**Task**
Set down word for word the lines running from the line with "Rebuild this chart" to the line with "s.set_visible(False)", ends included. Skip every picture.

(begin)

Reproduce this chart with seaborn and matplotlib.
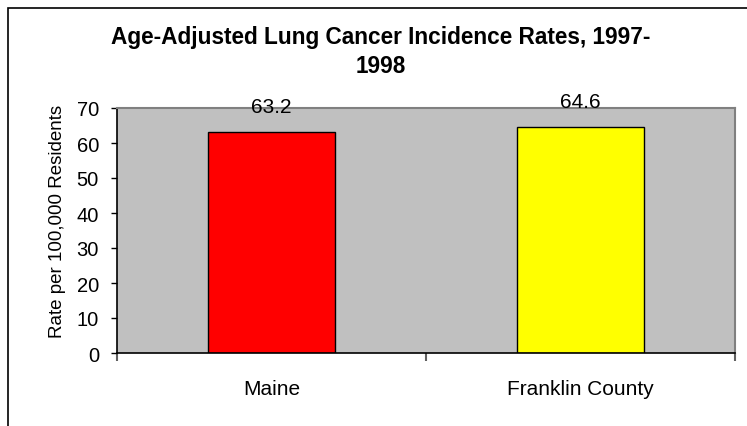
import matplotlib
matplotlib.use("Agg")
import matplotlib.pyplot as plt
import seaborn as sns
import pandas as pd
from matplotlib.patches import Rectangle

categories = ["Maine", "Franklin County"]
values = [63.2, 64.6]
bar_colors = ["#FF0000", "#FFFF00"]
value_labels = ["63.2", "64.6"]
yticks = [0, 10, 20, 30, 40, 50, 60, 70]
title_lines = ["Age-Adjusted Lung Cancer Incidence Rates, 1997-", "1998"]
ylabel = "Rate per 100,000 Residents"

sns.set_style("white")
plt.rcParams["font.family"] = ["Liberation Sans", "DejaVu Sans"]
plt.rcParams["text.color"] = "black"
plt.rcParams["axes.labelcolor"] = "black"
plt.rcParams["xtick.color"] = "black"
plt.rcParams["ytick.color"] = "black"

df = pd.DataFrame({"cat": categories, "val": values})

fig = plt.figure(figsize=(7.47, 4.27), dpi=100)
ax = fig.add_axes([117 / 747, 1 - 354 / 427, (735 - 117) / 747, (354 - 109) / 427])
ax.set_facecolor("#C0C0C0")

sns.barplot(data=df, x="cat", y="val", hue="cat", palette=bar_colors,
            saturation=1, width=0.41, edgecolor="black", linewidth=1.0,
            legend=False, ax=ax)

ax.set_ylim(0, 70)
ax.set_xlim(-0.5, 1.5)
ax.set_yticks(yticks)
ax.set_yticklabels([str(t) for t in yticks], fontsize=14.5)
ax.tick_params(axis="y", which="major", left=True, length=4, width=1,
               color="black", direction="out", pad=9)
ax.tick_params(axis="x", which="major", length=0, labelsize=15, pad=18.5)
ax.set_xticks([-0.5, 0.5, 1.5], minor=True)
ax.tick_params(axis="x", which="minor", bottom=True, length=6, width=1.5,
               color="#606060", direction="out")
ax.set_xlabel("")
ax.set_ylabel("")

for side in ["left", "bottom"]:
    ax.spines[side].set_color("black")
    ax.spines[side].set_linewidth(1.2)
for side in ["top", "right"]:
    ax.spines[side].set_color("#808080")
    ax.spines[side].set_linewidth(1.5)
    ax.spines[side].set_visible(True)

for i, (v, lab) in enumerate(zip(values, value_labels)):
    ax.annotate(lab, (i, v), xytext=(0, 14.4), textcoords="offset points",
                ha="center", va="baseline", fontsize=15, annotation_clip=False)

fig.text(57 / 747, 1 - 221 / 427, ylabel, rotation=90, ha="center", va="center",
         fontsize=13.5)

fig.text(381 / 747, 1 - 44 / 427, title_lines[0], ha="center", va="baseline",
         fontsize=16.3, fontweight="bold")
fig.text(381 / 747, 1 - 73 / 427, title_lines[1], ha="center", va="baseline",
         fontsize=16.3, fontweight="bold")

fig.patches.append(Rectangle((8 / 747, -0.1), 1.2, (1 - 9 / 427) + 0.1,
                             transform=fig.transFigure, fill=False,
                             edgecolor="black", linewidth=1.2, zorder=10))

fig.savefig("out.png", dpi=100)
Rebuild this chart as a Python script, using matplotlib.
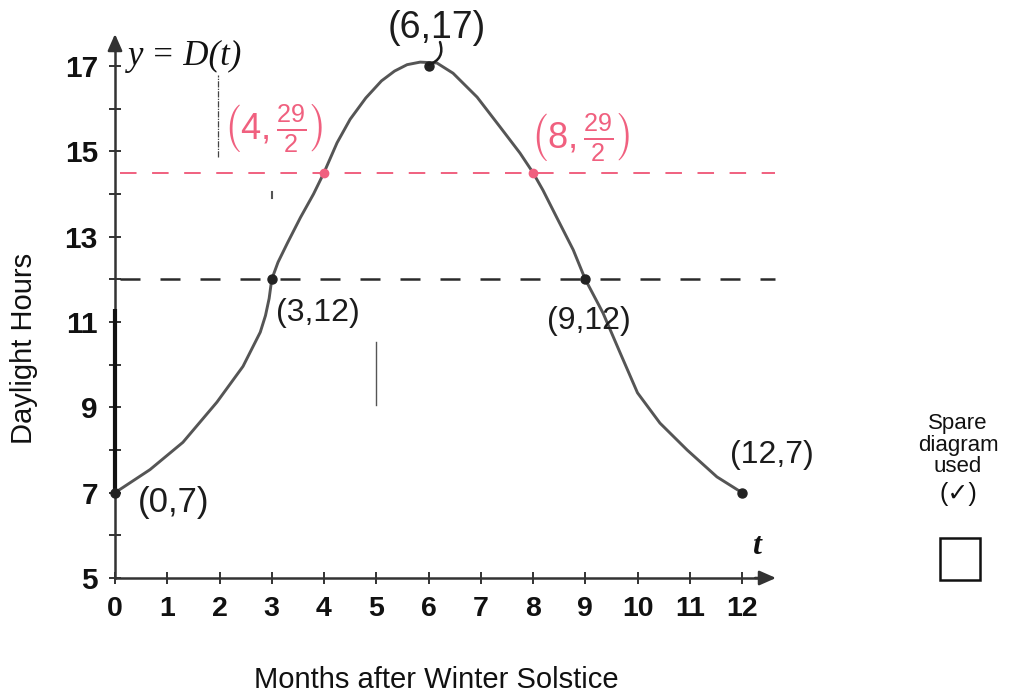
import matplotlib
matplotlib.use("Agg")
import matplotlib.pyplot as plt
from matplotlib.patches import Rectangle

plt.rcParams["font.family"] = ["Liberation Sans", "DejaVu Sans"]
plt.rcParams["mathtext.fontset"] = "custom"
plt.rcParams["mathtext.rm"] = "Liberation Sans"
plt.rcParams["mathtext.it"] = "Liberation Sans:italic"

# axis values
months = list(range(13))
hour_ticks = [5, 7, 9, 11, 13, 15, 17]
hour_minor = [6, 8, 10, 12, 14, 16]

# hand-drawn daylight curve D(t)
curve_t = [0, 0.15, 0.67, 1.3, 1.95, 2.45, 2.78, 2.88, 2.95, 3.0, 3.12, 3.3,
           3.55, 3.8, 4.0, 4.25, 4.5, 4.8, 5.1, 5.35, 5.59, 5.84, 6.0, 6.16,
           6.47, 6.93, 7.37, 7.75, 8.0, 8.19, 8.45, 8.77, 9.0, 9.34, 9.67,
           10.0, 10.43, 10.95, 11.52, 12.0]
curve_h = [7.0, 7.12, 7.54, 8.18, 9.12, 9.96, 10.76, 11.15, 11.55, 12.0, 12.4,
           12.85, 13.45, 14.0, 14.5, 15.2, 15.75, 16.25, 16.65, 16.88, 17.03,
           17.09, 17.08, 17.07, 16.83, 16.27, 15.57, 14.96, 14.5, 14.09, 13.46,
           12.69, 12.0, 11.21, 10.27, 9.34, 8.63, 8.0, 7.37, 7.0]

# marked points
key_t = [0, 3, 6, 9, 12]
key_h = [7, 12, 17, 12, 7]
key_text = ["(0,7)", "(3,12)", "(6,17)", "(9,12)", "(12,7)"]
half_t = [4, 8]
half_h = [14.5, 14.5]
half_text = [r"$\left(4,\frac{29}{2}\right)$", r"$\left(8,\frac{29}{2}\right)$"]
mid_level = 12
half_level = 14.5

ink = "#1c1c1c"
axis_col = "#333333"
pink = "#f0607f"

fig = plt.figure(figsize=(10.1, 6.94), dpi=100)
ax = fig.add_axes([115 / 1010, 116 / 694, 661 / 1010, 544 / 694])
x_end = 661 / 52.25
y_end = 5 + 544 / 42.67
ax.set_xlim(0, x_end)
ax.set_ylim(5, y_end)
for s in ax.spines.values():
    s.set_visible(False)

# axes lines with arrow heads
ax.plot([0, x_end - 0.3], [5, 5], color=axis_col, lw=1.8, clip_on=False)
ax.plot([0, 0], [5, y_end - 0.3], color=axis_col, lw=1.8, clip_on=False)
ax.plot([0, 0], [7, 11.3], color="#111111", lw=3.0, solid_capstyle="butt",
        clip_on=False)
head = dict(arrowstyle="-|>,head_length=0.5,head_width=0.22", lw=1.8,
            color=axis_col, shrinkA=0, shrinkB=0, mutation_scale=20)
ax.annotate("", xy=(x_end, 5), xytext=(x_end - 0.4, 5), arrowprops=head,
            annotation_clip=False)
ax.annotate("", xy=(0, y_end), xytext=(0, y_end - 0.4), arrowprops=head,
            annotation_clip=False)

ax.set_xticks(months)
ax.set_yticks(hour_ticks)
ax.set_yticks(hour_minor, minor=True)
ax.tick_params(axis="both", which="both", direction="inout", length=8.6,
               width=1.4, color=axis_col)
ax.tick_params(axis="x", pad=9, labelsize=20.5)
ax.tick_params(axis="y", pad=8, labelsize=21.5)
for lab in ax.get_xticklabels() + ax.get_yticklabels():
    lab.set_fontweight("bold")
    lab.set_color("#111111")

# reference levels
ax.plot([0.1, 12.63], [mid_level, mid_level], color="#2a2a2a", lw=1.8,
        ls=(0, (8, 8)), clip_on=False)
ax.plot([0.1, 12.63], [half_level, half_level], color=pink, lw=1.4,
        ls=(0, (8.5, 8)), clip_on=False)

# curve and points
ax.plot(curve_t, curve_h, color="#555555", lw=2.1, solid_joinstyle="round",
        solid_capstyle="round", clip_on=False)
ax.plot(key_t, key_h, "o", color="#222222", ms=6.5, clip_on=False)
ax.plot(half_t, half_h, "o", color=pink, ms=6, clip_on=False)

# stray pen marks
ax.plot([1.97, 1.97], [14.87, 16.79], color="#444444", lw=0.9,
        ls=(0, (5, 1, 1, 1)))
ax.plot([5.0, 5.0], [9.05, 10.53], color="#555555", lw=1.0)
ax.plot([3.0, 3.0], [13.9, 14.05], color="#555555", lw=1.5)

# hand-written labels
offsets = [(1.13, -0.22), (0.89, -0.79), (0.16, 0.89), (0.07, -0.98),
           (0.57, 0.88)]
sizes = [25, 23, 27, 23, 23]
for t, h, txt, (dx, dy), fs in zip(key_t, key_h, key_text, offsets, sizes):
    ax.text(t + dx, h + dy, txt, fontsize=fs, color=ink, ha="center",
            va="center")
ax.annotate("", xy=(6.0, 17.03), xytext=(6.22, 17.56),
            arrowprops=dict(arrowstyle="-", color=ink, lw=1.8,
                            connectionstyle="arc3,rad=-0.5", shrinkA=0,
                            shrinkB=0))
half_off = [(-0.98, 1.05), (0.9, 0.84)]
for t, h, txt, (dx, dy) in zip(half_t, half_h, half_text, half_off):
    ax.text(t + dx, h + dy, txt, fontsize=26, color=pink, ha="center",
            va="center")

# printed function and variable labels
ax.text(0.25, 17.23, "y = D(t)", fontsize=25, family="Liberation Serif",
        style="italic", color="#111111", ha="left", va="center")
ax.text(12.27, 5.73, "t", fontsize=23, family="Liberation Serif",
        style="italic", weight="bold", color="#111111", ha="center",
        va="center")

fig.text(24 / 1010, 1 - 348 / 694, "Daylight Hours", rotation=90,
         ha="center", va="center", fontsize=21, color="#111111")
fig.text(436 / 1010, 1 - 688 / 694, "Months after Winter Solstice",
         ha="center", va="baseline", fontsize=21, color="#111111")

# spare diagram box
for y, txt, fs in [(424, "Spare", 16), (446, "diagram", 16), (467, "used", 16),
                   (494, "(✓)", 18)]:
    fig.text(958 / 1010, 1 - y / 694, txt, ha="center", va="center",
             fontsize=fs, color="#111111",
             family=["Liberation Sans", "DejaVu Sans"])
fig.add_artist(Rectangle((940 / 1010, 1 - 580 / 694), 40 / 1010, 42 / 694,
                         transform=fig.transFigure, fill=False,
                         edgecolor="#111111", lw=1.8))

fig.savefig("out.png", dpi=100, facecolor="white")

(end)

**Solution**
Rebuild this chart as a Python script, using matplotlib.
import matplotlib
matplotlib.use("Agg")
import matplotlib.pyplot as plt
from matplotlib.patches import Rectangle

plt.rcParams["font.family"] = ["Liberation Sans", "DejaVu Sans"]
plt.rcParams["mathtext.fontset"] = "custom"
plt.rcParams["mathtext.rm"] = "Liberation Sans"
plt.rcParams["mathtext.it"] = "Liberation Sans:italic"

# axis values
months = list(range(13))
hour_ticks = [5, 7, 9, 11, 13, 15, 17]
hour_minor = [6, 8, 10, 12, 14, 16]

# hand-drawn daylight curve D(t)
curve_t = [0, 0.15, 0.67, 1.3, 1.95, 2.45, 2.78, 2.88, 2.95, 3.0, 3.12, 3.3,
           3.55, 3.8, 4.0, 4.25, 4.5, 4.8, 5.1, 5.35, 5.59, 5.84, 6.0, 6.16,
           6.47, 6.93, 7.37, 7.75, 8.0, 8.19, 8.45, 8.77, 9.0, 9.34, 9.67,
           10.0, 10.43, 10.95, 11.52, 12.0]
curve_h = [7.0, 7.12, 7.54, 8.18, 9.12, 9.96, 10.76, 11.15, 11.55, 12.0, 12.4,
           12.85, 13.45, 14.0, 14.5, 15.2, 15.75, 16.25, 16.65, 16.88, 17.03,
           17.09, 17.08, 17.07, 16.83, 16.27, 15.57, 14.96, 14.5, 14.09, 13.46,
           12.69, 12.0, 11.21, 10.27, 9.34, 8.63, 8.0, 7.37, 7.0]

# marked points
key_t = [0, 3, 6, 9, 12]
key_h = [7, 12, 17, 12, 7]
key_text = ["(0,7)", "(3,12)", "(6,17)", "(9,12)", "(12,7)"]
half_t = [4, 8]
half_h = [14.5, 14.5]
half_text = [r"$\left(4,\frac{29}{2}\right)$", r"$\left(8,\frac{29}{2}\right)$"]
mid_level = 12
half_level = 14.5

ink = "#1c1c1c"
axis_col = "#333333"
pink = "#f0607f"

fig = plt.figure(figsize=(10.1, 6.94), dpi=100)
ax = fig.add_axes([115 / 1010, 116 / 694, 661 / 1010, 544 / 694])
x_end = 661 / 52.25
y_end = 5 + 544 / 42.67
ax.set_xlim(0, x_end)
ax.set_ylim(5, y_end)
for s in ax.spines.values():
    s.set_visible(False)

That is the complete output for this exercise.